В кафе доньи Росы после полудня остается один-единственный знакомый нам человек, кроме хозяйки и прислуги. Это сеньорита Эльвира, но она здесь уже стала чем-то вроде мебели.
— Ну как, Эльвирита, спали хорошо?
— Да, донья Роса. А вы?
— Как всегда, милая, как всегда, только и всего. Всю ночь бегала в клозет — видно, съела за ужином что-то, что мне повредило, и желудок вконец расстроился.
— Скажите пожалуйста! А теперь вам лучше?
— Да, как будто получше, только слабость ужасная.
— Ничего удивительного, понос очень ослабляет.
— И не говорите!

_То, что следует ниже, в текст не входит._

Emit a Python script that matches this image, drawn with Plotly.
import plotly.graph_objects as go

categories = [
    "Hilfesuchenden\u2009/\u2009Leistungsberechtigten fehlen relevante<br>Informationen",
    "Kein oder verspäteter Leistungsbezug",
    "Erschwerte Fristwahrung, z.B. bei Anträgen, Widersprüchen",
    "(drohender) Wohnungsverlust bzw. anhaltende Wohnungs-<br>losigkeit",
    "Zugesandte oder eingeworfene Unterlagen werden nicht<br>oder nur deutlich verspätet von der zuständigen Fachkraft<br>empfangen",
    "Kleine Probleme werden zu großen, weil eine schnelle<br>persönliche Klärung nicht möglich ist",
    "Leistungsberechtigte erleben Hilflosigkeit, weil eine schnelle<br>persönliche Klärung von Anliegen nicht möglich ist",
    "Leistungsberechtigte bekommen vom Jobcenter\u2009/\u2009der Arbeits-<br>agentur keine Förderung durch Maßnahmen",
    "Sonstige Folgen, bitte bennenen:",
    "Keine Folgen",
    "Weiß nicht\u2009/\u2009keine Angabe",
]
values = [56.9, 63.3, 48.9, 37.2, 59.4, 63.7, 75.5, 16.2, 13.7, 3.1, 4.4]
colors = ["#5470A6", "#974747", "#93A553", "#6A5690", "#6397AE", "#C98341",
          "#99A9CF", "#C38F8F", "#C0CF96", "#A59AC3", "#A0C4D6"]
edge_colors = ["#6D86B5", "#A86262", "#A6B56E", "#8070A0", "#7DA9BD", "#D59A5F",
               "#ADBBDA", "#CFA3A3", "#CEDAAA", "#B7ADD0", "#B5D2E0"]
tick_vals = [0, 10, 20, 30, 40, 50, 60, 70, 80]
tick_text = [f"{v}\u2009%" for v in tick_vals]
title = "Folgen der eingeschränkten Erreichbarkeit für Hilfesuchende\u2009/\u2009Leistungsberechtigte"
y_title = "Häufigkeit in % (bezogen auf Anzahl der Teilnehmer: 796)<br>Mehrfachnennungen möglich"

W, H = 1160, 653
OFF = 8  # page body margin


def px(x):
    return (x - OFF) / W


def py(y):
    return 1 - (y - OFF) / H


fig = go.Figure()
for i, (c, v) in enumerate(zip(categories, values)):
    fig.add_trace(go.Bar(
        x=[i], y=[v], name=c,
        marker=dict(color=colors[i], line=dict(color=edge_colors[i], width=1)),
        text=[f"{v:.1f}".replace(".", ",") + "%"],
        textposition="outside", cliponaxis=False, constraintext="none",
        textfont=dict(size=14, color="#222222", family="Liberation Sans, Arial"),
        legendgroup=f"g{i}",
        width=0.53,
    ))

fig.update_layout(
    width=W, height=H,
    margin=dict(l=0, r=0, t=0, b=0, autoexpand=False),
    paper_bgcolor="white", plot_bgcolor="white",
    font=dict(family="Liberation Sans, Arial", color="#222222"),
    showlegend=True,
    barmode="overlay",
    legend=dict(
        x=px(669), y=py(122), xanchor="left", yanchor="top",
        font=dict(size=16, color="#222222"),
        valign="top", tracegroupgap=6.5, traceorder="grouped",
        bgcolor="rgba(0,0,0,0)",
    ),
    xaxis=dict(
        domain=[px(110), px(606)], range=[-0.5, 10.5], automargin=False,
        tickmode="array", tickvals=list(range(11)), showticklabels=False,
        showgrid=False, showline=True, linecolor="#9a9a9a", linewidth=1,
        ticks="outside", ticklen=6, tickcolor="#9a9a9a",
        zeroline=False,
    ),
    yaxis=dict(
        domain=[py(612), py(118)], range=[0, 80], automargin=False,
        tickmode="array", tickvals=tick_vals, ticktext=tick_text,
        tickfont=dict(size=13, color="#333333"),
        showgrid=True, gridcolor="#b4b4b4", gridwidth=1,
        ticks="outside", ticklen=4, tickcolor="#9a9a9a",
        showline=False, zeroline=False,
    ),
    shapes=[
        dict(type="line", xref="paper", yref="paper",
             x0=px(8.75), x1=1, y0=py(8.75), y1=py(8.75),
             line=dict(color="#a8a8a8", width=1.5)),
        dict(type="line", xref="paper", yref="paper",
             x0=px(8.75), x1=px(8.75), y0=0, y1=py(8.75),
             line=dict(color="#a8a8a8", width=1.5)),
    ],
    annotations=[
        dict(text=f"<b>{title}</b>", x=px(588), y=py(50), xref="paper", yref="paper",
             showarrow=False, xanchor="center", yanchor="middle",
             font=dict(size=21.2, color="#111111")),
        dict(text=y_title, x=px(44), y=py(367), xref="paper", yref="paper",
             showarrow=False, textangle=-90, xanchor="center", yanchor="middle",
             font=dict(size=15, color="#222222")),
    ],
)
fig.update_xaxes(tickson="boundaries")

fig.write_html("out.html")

Я уже твердо решила: если к завтрашнему дню не станет лучше, вызову врача. Я так не могу работать, все из рук валится, а дело такое, вы же знаете, что если сама за всем не присмотришь…
— Ну ясно.
Падилья, продавец сигарет, старается убедить покупателя, что табак в самодельных сигаретах, которые он продает, не из окурков.
— Сами посудите, табак из окурков сразу отличишь — сколько его ни промывай, у него привкус остается особый. Кроме того, от табака из окурков разит уксусом на сто лиг, а этот можете поднести к самому носу и ничего такого не учуете. Я, конечно, не стану вам клясться, что это табак высшего сорта, я своих клиентов не хочу обманывать; это, конечно, табак попроще, но хорошо просеянный, без мусора. А как набиты гильзы — сами видите, работа не машинная, все вручную сделано, можете пощупать, если хотите.
Альфонсито, мальчик на побегушках, выслушивает распоряжение посетителя, чей автомобиль ждет у входа.
— Ну-ка, посмотрим, хорошо ли ты понял, главное — не болтать лишнего. Поднимешься на второй этаж, позвонишь и подождешь. Если дверь тебе откроет вот эта сеньорита — посмотри хорошенько на фото, она высокого роста, блондинка, — ты ей скажешь: «Наполеон Бонапарт», запомни эти слова, и если она ответит: «Был разбит при Ватерлоо», ты отдашь ей письмо. Все понятно?